## PROBLEM STATEMENT
Repeat exactly, and only, the lines below starting at the line that contains "What Observable Plot" and ending at the line that contains "const minorTicks = [10, 30, 50, 70, 90];", inclusive of both.

## INFORMATION GIVEN
● ● ● ● ● ● ●

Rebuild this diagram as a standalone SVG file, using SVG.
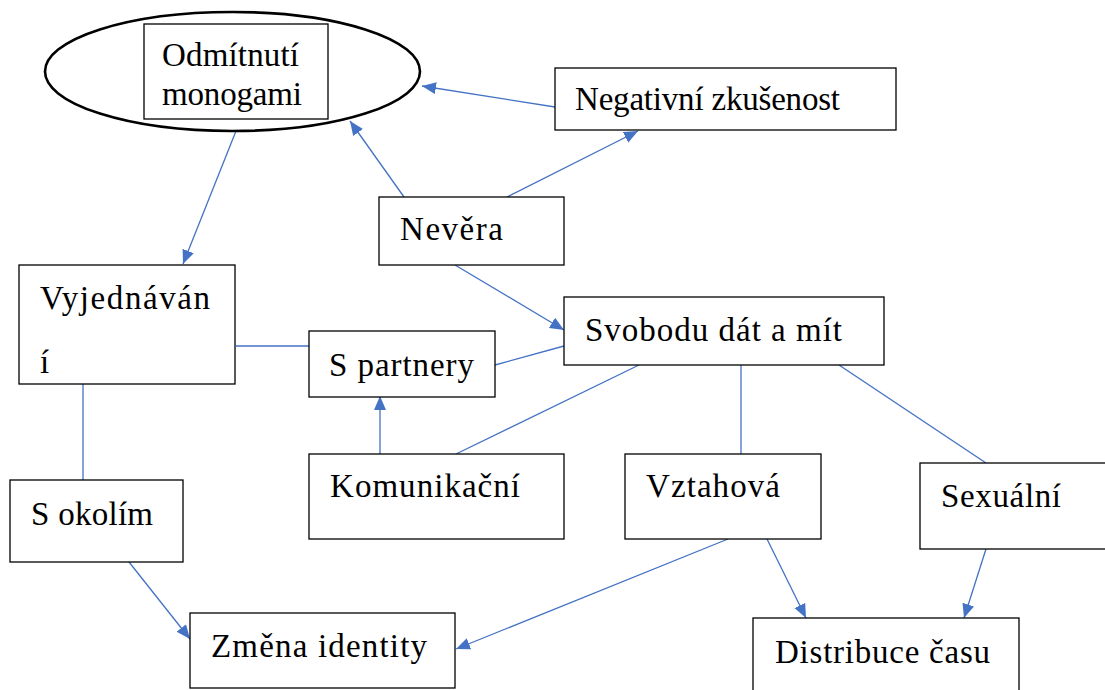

● ● ● ● ● ● ●

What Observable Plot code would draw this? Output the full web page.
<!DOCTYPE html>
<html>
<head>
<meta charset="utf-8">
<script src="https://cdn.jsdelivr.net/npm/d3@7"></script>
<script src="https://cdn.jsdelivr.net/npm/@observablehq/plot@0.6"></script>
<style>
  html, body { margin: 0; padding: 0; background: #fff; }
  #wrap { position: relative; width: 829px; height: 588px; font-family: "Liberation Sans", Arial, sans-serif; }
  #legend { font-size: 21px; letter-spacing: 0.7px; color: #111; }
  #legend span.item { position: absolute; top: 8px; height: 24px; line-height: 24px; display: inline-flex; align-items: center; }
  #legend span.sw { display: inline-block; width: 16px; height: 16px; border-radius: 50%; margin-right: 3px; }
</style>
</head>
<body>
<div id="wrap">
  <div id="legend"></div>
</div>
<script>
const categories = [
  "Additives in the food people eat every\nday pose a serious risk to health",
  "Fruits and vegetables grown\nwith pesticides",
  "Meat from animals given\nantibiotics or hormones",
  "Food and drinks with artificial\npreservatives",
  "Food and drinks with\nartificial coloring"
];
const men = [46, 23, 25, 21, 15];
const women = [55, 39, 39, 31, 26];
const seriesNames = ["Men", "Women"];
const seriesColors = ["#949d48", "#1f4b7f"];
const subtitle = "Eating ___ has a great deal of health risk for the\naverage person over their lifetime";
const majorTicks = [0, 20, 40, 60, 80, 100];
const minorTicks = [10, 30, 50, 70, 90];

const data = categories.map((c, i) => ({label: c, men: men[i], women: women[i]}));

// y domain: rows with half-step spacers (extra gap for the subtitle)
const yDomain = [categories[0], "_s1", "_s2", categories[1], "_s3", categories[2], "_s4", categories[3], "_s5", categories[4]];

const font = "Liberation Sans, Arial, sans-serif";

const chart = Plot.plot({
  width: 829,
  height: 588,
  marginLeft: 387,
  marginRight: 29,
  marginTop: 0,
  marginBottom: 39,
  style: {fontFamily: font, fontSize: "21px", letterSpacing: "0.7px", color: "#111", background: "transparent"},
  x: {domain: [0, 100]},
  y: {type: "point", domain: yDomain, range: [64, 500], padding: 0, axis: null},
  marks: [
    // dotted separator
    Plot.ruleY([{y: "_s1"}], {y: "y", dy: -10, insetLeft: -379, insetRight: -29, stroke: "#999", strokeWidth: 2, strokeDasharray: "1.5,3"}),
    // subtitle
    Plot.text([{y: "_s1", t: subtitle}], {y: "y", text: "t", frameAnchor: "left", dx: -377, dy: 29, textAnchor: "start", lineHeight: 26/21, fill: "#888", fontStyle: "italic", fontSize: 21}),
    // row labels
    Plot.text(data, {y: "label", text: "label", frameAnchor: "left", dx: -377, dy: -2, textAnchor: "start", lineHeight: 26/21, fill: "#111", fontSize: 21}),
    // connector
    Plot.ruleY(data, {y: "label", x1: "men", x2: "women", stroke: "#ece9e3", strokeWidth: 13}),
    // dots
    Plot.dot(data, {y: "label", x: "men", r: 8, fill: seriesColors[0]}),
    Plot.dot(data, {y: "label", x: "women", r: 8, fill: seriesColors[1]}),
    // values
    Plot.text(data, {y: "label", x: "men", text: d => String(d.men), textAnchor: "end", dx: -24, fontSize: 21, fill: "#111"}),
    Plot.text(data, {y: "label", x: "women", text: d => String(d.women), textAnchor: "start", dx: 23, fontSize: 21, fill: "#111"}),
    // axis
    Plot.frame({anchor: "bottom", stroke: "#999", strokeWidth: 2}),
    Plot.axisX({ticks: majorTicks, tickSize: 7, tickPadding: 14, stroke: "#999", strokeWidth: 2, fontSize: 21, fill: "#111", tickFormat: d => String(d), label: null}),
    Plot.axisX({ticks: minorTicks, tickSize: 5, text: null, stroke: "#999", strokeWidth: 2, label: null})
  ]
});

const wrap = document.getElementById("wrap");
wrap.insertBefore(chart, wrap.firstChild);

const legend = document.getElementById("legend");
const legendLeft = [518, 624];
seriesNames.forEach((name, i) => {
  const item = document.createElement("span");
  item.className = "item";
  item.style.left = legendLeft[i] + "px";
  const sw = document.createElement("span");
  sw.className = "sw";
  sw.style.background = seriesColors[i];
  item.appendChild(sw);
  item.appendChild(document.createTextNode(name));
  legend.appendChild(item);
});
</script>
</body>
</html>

● ● ● ● ● ● ●

## RESULT OF THIS EXERCISE
What Observable Plot code would draw this? Output the full web page.
<!DOCTYPE html>
<html>
<head>
<meta charset="utf-8">
<script src="https://cdn.jsdelivr.net/npm/d3@7"></script>
<script src="https://cdn.jsdelivr.net/npm/@observablehq/plot@0.6"></script>
<style>
  html, body { margin: 0; padding: 0; background: #fff; }
  #wrap { position: relative; width: 829px; height: 588px; font-family: "Liberation Sans", Arial, sans-serif; }
  #legend { font-size: 21px; letter-spacing: 0.7px; color: #111; }
  #legend span.item { position: absolute; top: 8px; height: 24px; line-height: 24px; display: inline-flex; align-items: center; }
  #legend span.sw { display: inline-block; width: 16px; height: 16px; border-radius: 50%; margin-right: 3px; }
</style>
</head>
<body>
<div id="wrap">
  <div id="legend"></div>
</div>
<script>
const categories = [
  "Additives in the food people eat every\nday pose a serious risk to health",
  "Fruits and vegetables grown\nwith pesticides",
  "Meat from animals given\nantibiotics or hormones",
  "Food and drinks with artificial\npreservatives",
  "Food and drinks with\nartificial coloring"
];
const men = [46, 23, 25, 21, 15];
const women = [55, 39, 39, 31, 26];
const seriesNames = ["Men", "Women"];
const seriesColors = ["#949d48", "#1f4b7f"];
const subtitle = "Eating ___ has a great deal of health risk for the\naverage person over their lifetime";
const majorTicks = [0, 20, 40, 60, 80, 100];
const minorTicks = [10, 30, 50, 70, 90];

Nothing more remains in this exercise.